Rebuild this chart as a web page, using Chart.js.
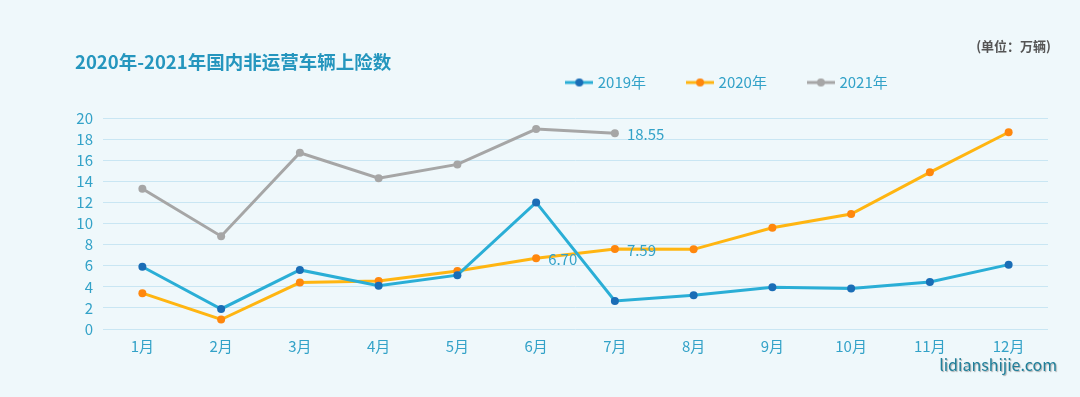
<!DOCTYPE html>
<html><head><meta charset="utf-8">
<script src="https://cdn.jsdelivr.net/npm/chart.js@4/dist/chart.umd.min.js"></script>
<style>
html,body{margin:0;padding:0;background:#eff8fb;}
#wrap{width:1080px;height:397px;position:relative;}
</style></head>
<body><div id="wrap"><canvas id="c" width="1080" height="397"></canvas></div>
<script>
const months = ['1月','2月','3月','4月','5月','6月','7月','8月','9月','10月','11月','12月'];
const seriesNames = ['2019年','2020年','2021年'];
const v2019 = [5.9, 1.9, 5.6, 4.1, 5.1, 12.0, 2.65, 3.2, 3.95, 3.85, 4.45, 6.1];
const v2020 = [3.4, 0.9, 4.4, 4.55, 5.5, 6.70, 7.59, 7.55, 9.6, 10.9, 14.85, 18.65];
const v2021 = [13.3, 8.8, 16.7, 14.3, 15.6, 18.95, 18.55, null, null, null, null, null];
const yTicks = [0,2,4,6,8,10,12,14,16,18,20];
const titleText = '2020年-2021年国内非运营车辆上险数';
const unitText = '(单位：万辆)';
const watermark = 'lidianshijie.com';
// labelled points: [datasetIndex, pointIndex]
const labelled = [[2,6],[1,5],[1,6]];

const lineColors = ['#2aaed6','#ffb511','#a6a6a6'];
const pointColors = ['#1a6db6','#ff870d','#a6a6a6'];
const textColor = '#33a2c8';
const FONT = '"Noto Sans CJK SC","Noto Sans",sans-serif';

function marker(i){
  const c = document.createElement('canvas');
  c.width = 28; c.height = 10;
  const x = c.getContext('2d');
  x.strokeStyle = lineColors[i]; x.lineWidth = 3;
  x.beginPath(); x.moveTo(0,5); x.lineTo(28,5); x.stroke();
  x.fillStyle = pointColors[i];
  x.beginPath(); x.arc(14,5,4,0,Math.PI*2); x.fill();
  return c;
}
const markers = [marker(0),marker(1),marker(2)];

const decor = {
  id:'decor',
  afterLayout(chart){
    const lg = chart.legend;
    const dx = 204, dy = -18;
    lg.left += dx; lg.right += dx; lg.top += dy; lg.bottom += dy;
  },
  afterDraw(chart){
    const ctx = chart.ctx;
    ctx.save();
    ctx.textBaseline = 'middle';
    ctx.font = 'bold 18.5px ' + FONT;
    ctx.fillStyle = '#2596be';
    ctx.textAlign = 'left';
    ctx.fillText(titleText, 75, 62);
    ctx.font = 'bold 13px ' + FONT;
    ctx.fillStyle = '#555';
    ctx.textAlign = 'right';
    ctx.fillText(unitText, 1051, 46);
    // data labels
    ctx.font = '15px ' + FONT;
    ctx.fillStyle = textColor;
    ctx.textAlign = 'left';
    labelled.forEach(([d,p])=>{
      const el = chart.getDatasetMeta(d).data[p];
      const val = chart.data.datasets[d].data[p];
      ctx.fillText(val.toFixed(2), el.x + 12, el.y + 1);
    });
    // watermark
    ctx.font = '16px ' + FONT;
    ctx.textAlign = 'right';
    ctx.shadowColor = 'rgba(120,120,120,0.6)';
    ctx.shadowBlur = 1; ctx.shadowOffsetX = 1; ctx.shadowOffsetY = 1;
    ctx.fillStyle = '#1f7f9a';
    ctx.fillText(watermark, 1057, 365);
    ctx.restore();
  }
};

const values = [v2019, v2020, v2021];
new Chart(document.getElementById('c'), {
  type:'line',
  data:{
    labels: months,
    datasets: values.map((v,i)=>({
      label: seriesNames[i],
      data: v,
      borderColor: lineColors[i],
      backgroundColor: pointColors[i],
      pointBackgroundColor: pointColors[i],
      pointBorderColor: pointColors[i],
      borderWidth: 3,
      pointRadius: 4,
      pointBorderWidth: 0,
      tension: 0,
      fill: false,
      spanGaps: false
    }))
  },
  options:{
    responsive:false,
    animation:false,
    layout:{padding:{top:50,right:32,bottom:34,left:0}},
    plugins:{
      legend:{
        display:true,
        position:'top',
        labels:{
          usePointStyle:true,
          pointStyleWidth:22,
          padding:43,
          color:textColor,
          font:{size:15,family:FONT},
          generateLabels(chart){
            return chart.data.datasets.map((ds,i)=>({
              text: ds.label,
              pointStyle: markers[i],
              fillStyle: pointColors[i],
              strokeStyle: lineColors[i],
              lineWidth: 0,
              fontColor: textColor,
              hidden: false,
              datasetIndex: i
            }));
          }
        }
      },
      title:{display:false},
      tooltip:{enabled:false}
    },
    scales:{
      x:{
        offset:true,
        grid:{display:false, drawTicks:false},
        border:{display:false},
        ticks:{color:textColor, font:{size:15,family:FONT}, padding:8}
      },
      y:{
        min:0, max:20,
        afterFit(s){ s.width = 103; },
        afterBuildTicks(s){ s.ticks = yTicks.map(v=>({value:v})); },
        grid:{color:'#c9e6f3', lineWidth:1, drawTicks:false},
        border:{display:false},
        ticks:{color:textColor, font:{size:15,family:FONT}, padding:10, autoSkip:false}
      }
    }
  },
  plugins:[decor]
});
</script>
</body></html>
-------
TASK OBJECTIVE:
Output a faithful copy of the data, with each picture left out.

RESPONSE TO THE TASK:
Rebuild this chart as a web page, using Chart.js.
<!DOCTYPE html>
<html><head><meta charset="utf-8">
<script src="https://cdn.jsdelivr.net/npm/chart.js@4/dist/chart.umd.min.js"></script>
<style>
html,body{margin:0;padding:0;background:#eff8fb;}
#wrap{width:1080px;height:397px;position:relative;}
</style></head>
<body><div id="wrap"><canvas id="c" width="1080" height="397"></canvas></div>
<script>
const months = ['1月','2月','3月','4月','5月','6月','7月','8月','9月','10月','11月','12月'];
const seriesNames = ['2019年','2020年','2021年'];
const v2019 = [5.9, 1.9, 5.6, 4.1, 5.1, 12.0, 2.65, 3.2, 3.95, 3.85, 4.45, 6.1];
const v2020 = [3.4, 0.9, 4.4, 4.55, 5.5, 6.70, 7.59, 7.55, 9.6, 10.9, 14.85, 18.65];
const v2021 = [13.3, 8.8, 16.7, 14.3, 15.6, 18.95, 18.55, null, null, null, null, null];
const yTicks = [0,2,4,6,8,10,12,14,16,18,20];
const titleText = '2020年-2021年国内非运营车辆上险数';
const unitText = '(单位：万辆)';
const watermark = 'lidianshijie.com';
// labelled points: [datasetIndex, pointIndex]
const labelled = [[2,6],[1,5],[1,6]];

const lineColors = ['#2aaed6','#ffb511','#a6a6a6'];
const pointColors = ['#1a6db6','#ff870d','#a6a6a6'];
const textColor = '#33a2c8';
const FONT = '"Noto Sans CJK SC","Noto Sans",sans-serif';

function marker(i){
  const c = document.createElement('canvas');
  c.width = 28; c.height = 10;
  const x = c.getContext('2d');
  x.strokeStyle = lineColors[i]; x.lineWidth = 3;
  x.beginPath(); x.moveTo(0,5); x.lineTo(28,5); x.stroke();
  x.fillStyle = pointColors[i];
  x.beginPath(); x.arc(14,5,4,0,Math.PI*2); x.fill();
  return c;
}
const markers = [marker(0),marker(1),marker(2)];

const decor = {
  id:'decor',
  afterLayout(chart){
    const lg = chart.legend;
    const dx = 204, dy = -18;
    lg.left += dx; lg.right += dx; lg.top += dy; lg.bottom += dy;
  },
  afterDraw(chart){
    const ctx = chart.ctx;
    ctx.save();
    ctx.textBaseline = 'middle';
    ctx.font = 'bold 18.5px ' + FONT;
    ctx.fillStyle = '#2596be';
    ctx.textAlign = 'left';
    ctx.fillText(titleText, 75, 62);
    ctx.font = 'bold 13px ' + FONT;
    ctx.fillStyle = '#555';
    ctx.textAlign = 'right';
    ctx.fillText(unitText, 1051, 46);
    // data labels
    ctx.font = '15px ' + FONT;
    ctx.fillStyle = textColor;
    ctx.textAlign = 'left';
    labelled.forEach(([d,p])=>{
      const el = chart.getDatasetMeta(d).data[p];
      const val = chart.data.datasets[d].data[p];
      ctx.fillText(val.toFixed(2), el.x + 12, el.y + 1);
    });
    // watermark
    ctx.font = '16px ' + FONT;
    ctx.textAlign = 'right';
    ctx.shadowColor = 'rgba(120,120,120,0.6)';
    ctx.shadowBlur = 1; ctx.shadowOffsetX = 1; ctx.shadowOffsetY = 1;
    ctx.fillStyle = '#1f7f9a';
    ctx.fillText(watermark, 1057, 365);
    ctx.restore();
  }
};

const values = [v2019, v2020, v2021];
new Chart(document.getElementById('c'), {
  type:'line',
  data:{
    labels: months,
    datasets: values.map((v,i)=>({
      label: seriesNames[i],
      data: v,
      borderColor: lineColors[i],
      backgroundColor: pointColors[i],
      pointBackgroundColor: pointColors[i],
      pointBorderColor: pointColors[i],
      borderWidth: 3,
      pointRadius: 4,
      pointBorderWidth: 0,
      tension: 0,
      fill: false,
      spanGaps: false
    }))
  },
  options:{
    responsive:false,
    animation:false,
    layout:{padding:{top:50,right:32,bottom:34,left:0}},
    plugins:{
      legend:{
        display:true,
        position:'top',
        labels:{
          usePointStyle:true,
          pointStyleWidth:22,
          padding:43,
          color:textColor,
          font:{size:15,family:FONT},
          generateLabels(chart){
            return chart.data.datasets.map((ds,i)=>({
              text: ds.label,
              pointStyle: markers[i],
              fillStyle: pointColors[i],
              strokeStyle: lineColors[i],
              lineWidth: 0,
              fontColor: textColor,
              hidden: false,
              datasetIndex: i
            }));
          }
        }
      },
      title:{display:false},
      tooltip:{enabled:false}
    },
    scales:{
      x:{
        offset:true,
        grid:{display:false, drawTicks:false},
        border:{display:false},
        ticks:{color:textColor, font:{size:15,family:FONT}, padding:8}
      },
      y:{
        min:0, max:20,
        afterFit(s){ s.width = 103; },
        afterBuildTicks(s){ s.ticks = yTicks.map(v=>({value:v})); },
        grid:{color:'#c9e6f3', lineWidth:1, drawTicks:false},
        border:{display:false},
        ticks:{color:textColor, font:{size:15,family:FONT}, padding:10, autoSkip:false}
      }
    }
  },
  plugins:[decor]
});
</script>
</body></html>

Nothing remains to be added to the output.